Using the entries shown below, output the line containing "Rebuild this chart", the line containing "base = alt.Chart(df)", and every line between them, exactly. Pictures are omitted.

— START DATA ENTRIES —

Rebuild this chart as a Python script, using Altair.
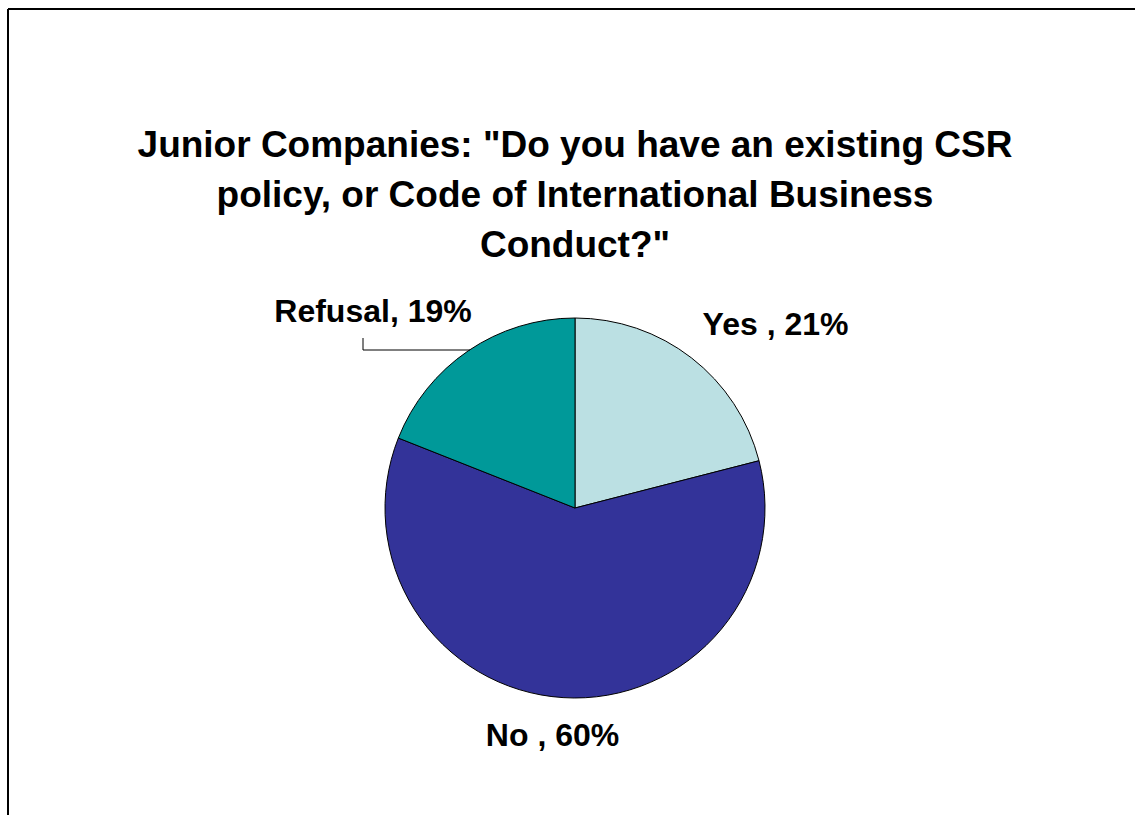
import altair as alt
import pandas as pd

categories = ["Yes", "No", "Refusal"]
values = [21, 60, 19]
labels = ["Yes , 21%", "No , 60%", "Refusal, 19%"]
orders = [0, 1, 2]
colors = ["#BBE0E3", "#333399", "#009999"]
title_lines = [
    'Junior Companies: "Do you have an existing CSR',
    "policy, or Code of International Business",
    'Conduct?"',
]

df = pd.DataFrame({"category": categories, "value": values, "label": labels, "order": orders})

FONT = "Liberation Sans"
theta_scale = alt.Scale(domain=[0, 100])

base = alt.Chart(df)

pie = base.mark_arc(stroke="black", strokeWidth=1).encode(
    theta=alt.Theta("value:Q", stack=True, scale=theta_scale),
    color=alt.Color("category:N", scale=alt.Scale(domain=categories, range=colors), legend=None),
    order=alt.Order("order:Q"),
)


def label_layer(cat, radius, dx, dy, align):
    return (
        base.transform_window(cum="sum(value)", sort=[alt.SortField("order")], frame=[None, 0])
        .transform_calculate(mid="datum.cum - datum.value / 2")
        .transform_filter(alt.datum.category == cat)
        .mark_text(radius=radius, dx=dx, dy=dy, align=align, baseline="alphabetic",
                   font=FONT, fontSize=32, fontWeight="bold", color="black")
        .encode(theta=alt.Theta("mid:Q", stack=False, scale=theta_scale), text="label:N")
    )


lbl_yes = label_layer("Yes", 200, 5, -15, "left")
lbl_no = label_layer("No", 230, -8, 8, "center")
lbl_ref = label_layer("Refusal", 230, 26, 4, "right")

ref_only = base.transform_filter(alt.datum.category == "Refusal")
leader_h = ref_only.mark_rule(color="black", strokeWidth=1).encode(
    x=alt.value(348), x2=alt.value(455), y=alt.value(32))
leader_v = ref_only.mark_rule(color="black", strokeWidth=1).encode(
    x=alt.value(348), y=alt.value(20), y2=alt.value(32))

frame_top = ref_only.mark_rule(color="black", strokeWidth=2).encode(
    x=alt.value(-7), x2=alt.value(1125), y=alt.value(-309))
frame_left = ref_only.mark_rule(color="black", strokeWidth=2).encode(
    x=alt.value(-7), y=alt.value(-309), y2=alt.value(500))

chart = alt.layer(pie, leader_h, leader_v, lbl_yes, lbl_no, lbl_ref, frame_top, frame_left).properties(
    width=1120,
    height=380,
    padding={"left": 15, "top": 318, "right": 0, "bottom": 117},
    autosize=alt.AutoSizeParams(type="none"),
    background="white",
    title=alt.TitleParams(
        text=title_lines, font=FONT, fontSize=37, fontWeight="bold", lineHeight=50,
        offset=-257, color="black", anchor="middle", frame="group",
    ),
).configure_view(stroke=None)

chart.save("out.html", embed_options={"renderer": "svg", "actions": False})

— END DATA ENTRIES —
— START DATA ENTRIES —

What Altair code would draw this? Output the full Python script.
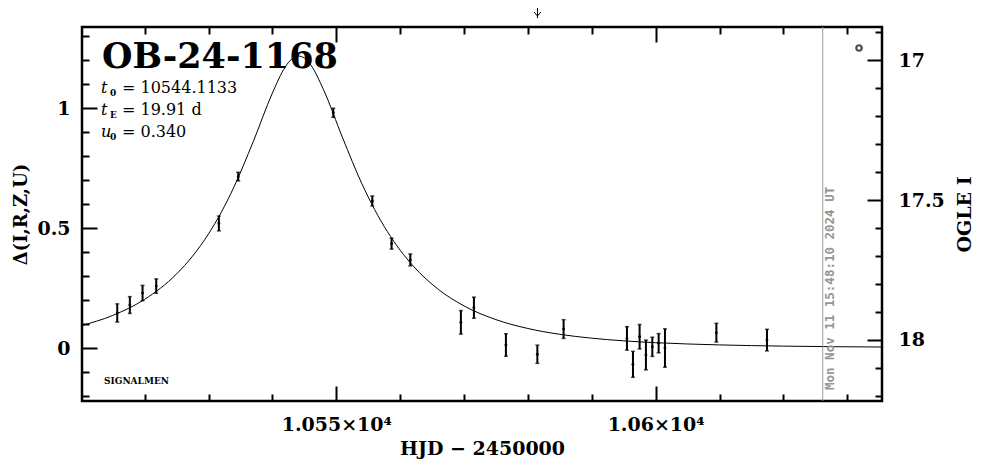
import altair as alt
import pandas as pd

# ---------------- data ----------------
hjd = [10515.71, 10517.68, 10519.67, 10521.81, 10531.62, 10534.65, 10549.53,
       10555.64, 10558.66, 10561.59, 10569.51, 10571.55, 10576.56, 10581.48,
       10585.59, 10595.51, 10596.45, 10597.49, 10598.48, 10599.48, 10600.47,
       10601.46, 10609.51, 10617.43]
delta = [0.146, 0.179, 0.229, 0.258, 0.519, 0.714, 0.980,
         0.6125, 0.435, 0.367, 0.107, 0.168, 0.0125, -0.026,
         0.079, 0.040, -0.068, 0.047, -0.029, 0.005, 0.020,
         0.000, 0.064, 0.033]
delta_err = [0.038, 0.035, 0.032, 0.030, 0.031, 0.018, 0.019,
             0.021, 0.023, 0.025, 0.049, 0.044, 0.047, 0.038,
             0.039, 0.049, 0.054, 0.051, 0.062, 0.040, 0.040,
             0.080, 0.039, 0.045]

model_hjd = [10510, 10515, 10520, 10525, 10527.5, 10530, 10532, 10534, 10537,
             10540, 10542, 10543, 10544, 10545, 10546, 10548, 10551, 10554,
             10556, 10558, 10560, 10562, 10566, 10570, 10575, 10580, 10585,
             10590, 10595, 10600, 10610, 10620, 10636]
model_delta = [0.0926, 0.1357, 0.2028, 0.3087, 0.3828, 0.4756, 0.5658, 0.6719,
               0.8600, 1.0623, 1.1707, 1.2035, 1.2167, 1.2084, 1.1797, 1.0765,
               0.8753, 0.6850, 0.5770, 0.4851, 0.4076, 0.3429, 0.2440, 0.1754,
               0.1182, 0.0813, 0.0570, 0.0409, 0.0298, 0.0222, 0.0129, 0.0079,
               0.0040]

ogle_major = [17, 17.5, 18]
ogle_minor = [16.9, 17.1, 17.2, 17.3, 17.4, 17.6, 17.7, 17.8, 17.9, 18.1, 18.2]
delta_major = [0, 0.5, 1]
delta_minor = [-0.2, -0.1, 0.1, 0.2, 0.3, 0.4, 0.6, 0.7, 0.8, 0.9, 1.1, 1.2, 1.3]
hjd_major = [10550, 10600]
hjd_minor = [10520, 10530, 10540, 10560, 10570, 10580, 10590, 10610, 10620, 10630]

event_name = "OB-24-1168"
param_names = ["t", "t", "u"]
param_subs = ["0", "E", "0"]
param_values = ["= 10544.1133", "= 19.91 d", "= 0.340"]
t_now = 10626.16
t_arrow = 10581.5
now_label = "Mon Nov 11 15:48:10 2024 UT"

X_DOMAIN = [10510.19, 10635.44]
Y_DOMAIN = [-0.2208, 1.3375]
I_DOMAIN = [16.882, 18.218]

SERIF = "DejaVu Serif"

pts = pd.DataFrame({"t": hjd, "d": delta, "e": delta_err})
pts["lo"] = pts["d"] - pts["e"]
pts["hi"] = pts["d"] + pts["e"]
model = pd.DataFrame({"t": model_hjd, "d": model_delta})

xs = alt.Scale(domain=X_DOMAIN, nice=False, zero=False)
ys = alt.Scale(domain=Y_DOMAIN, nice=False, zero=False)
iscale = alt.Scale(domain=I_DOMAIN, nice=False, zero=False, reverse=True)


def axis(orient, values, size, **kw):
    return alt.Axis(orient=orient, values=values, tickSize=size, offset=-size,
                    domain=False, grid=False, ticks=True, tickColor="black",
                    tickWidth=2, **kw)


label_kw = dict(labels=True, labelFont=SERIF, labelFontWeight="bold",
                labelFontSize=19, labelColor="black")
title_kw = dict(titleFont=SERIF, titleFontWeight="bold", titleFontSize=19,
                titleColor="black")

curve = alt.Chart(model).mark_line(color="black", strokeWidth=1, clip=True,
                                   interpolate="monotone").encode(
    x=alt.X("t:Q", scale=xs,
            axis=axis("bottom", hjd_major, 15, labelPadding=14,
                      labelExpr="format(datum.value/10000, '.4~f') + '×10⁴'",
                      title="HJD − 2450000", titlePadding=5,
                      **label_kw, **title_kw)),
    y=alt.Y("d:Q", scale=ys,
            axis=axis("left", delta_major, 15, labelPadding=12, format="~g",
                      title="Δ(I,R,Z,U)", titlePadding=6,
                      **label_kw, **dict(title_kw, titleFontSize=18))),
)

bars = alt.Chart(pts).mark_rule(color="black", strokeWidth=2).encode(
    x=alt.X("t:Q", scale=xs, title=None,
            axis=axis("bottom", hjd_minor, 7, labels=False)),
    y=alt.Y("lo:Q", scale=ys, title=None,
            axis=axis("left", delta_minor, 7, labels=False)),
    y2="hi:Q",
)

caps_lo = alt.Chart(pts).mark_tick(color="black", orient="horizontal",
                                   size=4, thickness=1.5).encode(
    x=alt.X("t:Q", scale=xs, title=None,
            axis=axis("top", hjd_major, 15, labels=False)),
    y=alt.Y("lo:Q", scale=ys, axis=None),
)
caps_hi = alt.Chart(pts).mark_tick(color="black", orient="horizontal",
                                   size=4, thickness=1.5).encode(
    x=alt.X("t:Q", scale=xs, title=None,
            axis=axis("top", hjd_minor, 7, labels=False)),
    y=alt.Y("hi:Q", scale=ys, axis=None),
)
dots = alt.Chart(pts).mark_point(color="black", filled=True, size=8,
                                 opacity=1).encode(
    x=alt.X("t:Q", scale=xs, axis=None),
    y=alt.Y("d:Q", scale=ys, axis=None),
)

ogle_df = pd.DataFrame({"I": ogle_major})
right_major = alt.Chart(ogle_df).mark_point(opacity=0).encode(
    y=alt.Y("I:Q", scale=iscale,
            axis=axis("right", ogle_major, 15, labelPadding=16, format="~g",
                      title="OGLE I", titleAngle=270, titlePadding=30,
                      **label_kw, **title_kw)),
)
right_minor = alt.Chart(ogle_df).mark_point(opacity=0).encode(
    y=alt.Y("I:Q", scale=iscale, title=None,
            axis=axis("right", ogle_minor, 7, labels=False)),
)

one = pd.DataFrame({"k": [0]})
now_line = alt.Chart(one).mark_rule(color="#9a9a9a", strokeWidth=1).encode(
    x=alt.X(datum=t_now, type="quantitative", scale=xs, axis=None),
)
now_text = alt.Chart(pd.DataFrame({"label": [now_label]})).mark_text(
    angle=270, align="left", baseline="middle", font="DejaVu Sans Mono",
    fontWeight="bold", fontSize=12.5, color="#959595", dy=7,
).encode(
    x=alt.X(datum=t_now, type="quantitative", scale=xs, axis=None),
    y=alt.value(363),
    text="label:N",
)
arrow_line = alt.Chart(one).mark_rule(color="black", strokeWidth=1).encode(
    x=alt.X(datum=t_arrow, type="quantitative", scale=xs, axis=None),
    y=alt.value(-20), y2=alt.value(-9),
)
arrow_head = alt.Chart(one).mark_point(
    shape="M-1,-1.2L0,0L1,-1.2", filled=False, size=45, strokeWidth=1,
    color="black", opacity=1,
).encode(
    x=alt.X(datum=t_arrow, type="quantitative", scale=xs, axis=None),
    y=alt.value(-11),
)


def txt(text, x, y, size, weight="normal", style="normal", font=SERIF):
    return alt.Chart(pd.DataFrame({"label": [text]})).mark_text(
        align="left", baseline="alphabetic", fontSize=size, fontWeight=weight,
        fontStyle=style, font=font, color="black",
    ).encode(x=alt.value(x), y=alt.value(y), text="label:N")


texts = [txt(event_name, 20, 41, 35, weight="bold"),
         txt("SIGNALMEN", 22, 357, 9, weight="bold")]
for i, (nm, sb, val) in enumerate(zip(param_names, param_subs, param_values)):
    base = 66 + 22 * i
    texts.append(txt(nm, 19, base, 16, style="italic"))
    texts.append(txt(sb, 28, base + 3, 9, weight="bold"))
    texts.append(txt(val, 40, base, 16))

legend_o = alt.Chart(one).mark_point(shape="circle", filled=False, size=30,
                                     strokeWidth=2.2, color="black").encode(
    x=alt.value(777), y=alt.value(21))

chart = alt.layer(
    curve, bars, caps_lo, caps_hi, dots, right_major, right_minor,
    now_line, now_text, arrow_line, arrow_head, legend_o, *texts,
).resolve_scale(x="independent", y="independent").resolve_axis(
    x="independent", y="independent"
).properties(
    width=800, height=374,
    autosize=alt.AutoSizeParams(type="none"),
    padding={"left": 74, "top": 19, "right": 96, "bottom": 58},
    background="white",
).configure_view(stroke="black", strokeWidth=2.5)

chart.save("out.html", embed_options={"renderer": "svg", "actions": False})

— END DATA ENTRIES —
— START DATA ENTRIES —

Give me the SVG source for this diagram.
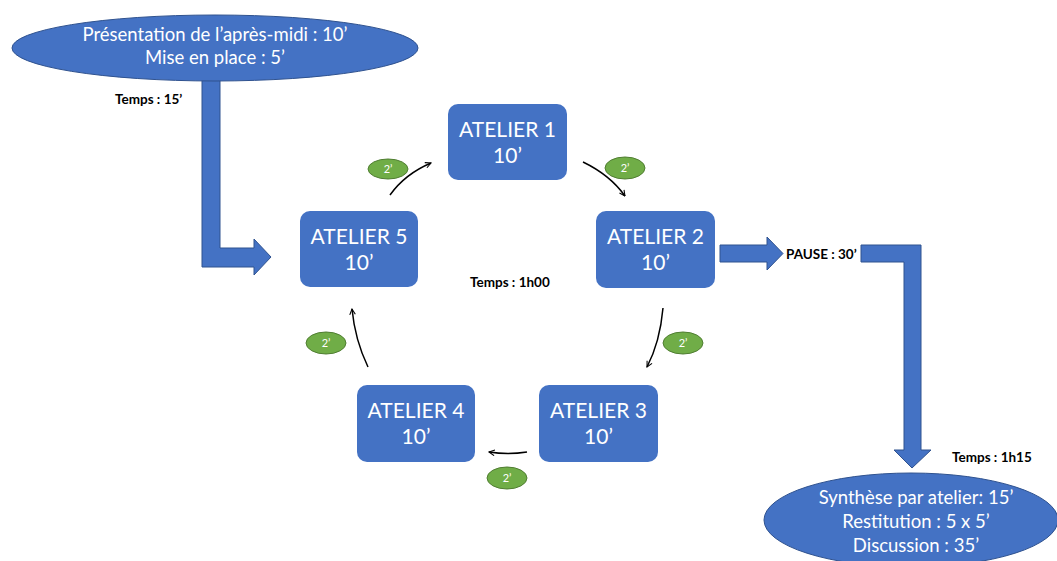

— END DATA ENTRIES —

OUTPUT FOR THIS TASK:
Rebuild this chart as a Python script, using Altair.
import altair as alt
import pandas as pd

categories = ["Yes", "No", "Refusal"]
values = [21, 60, 19]
labels = ["Yes , 21%", "No , 60%", "Refusal, 19%"]
orders = [0, 1, 2]
colors = ["#BBE0E3", "#333399", "#009999"]
title_lines = [
    'Junior Companies: "Do you have an existing CSR',
    "policy, or Code of International Business",
    'Conduct?"',
]

df = pd.DataFrame({"category": categories, "value": values, "label": labels, "order": orders})

FONT = "Liberation Sans"
theta_scale = alt.Scale(domain=[0, 100])

base = alt.Chart(df)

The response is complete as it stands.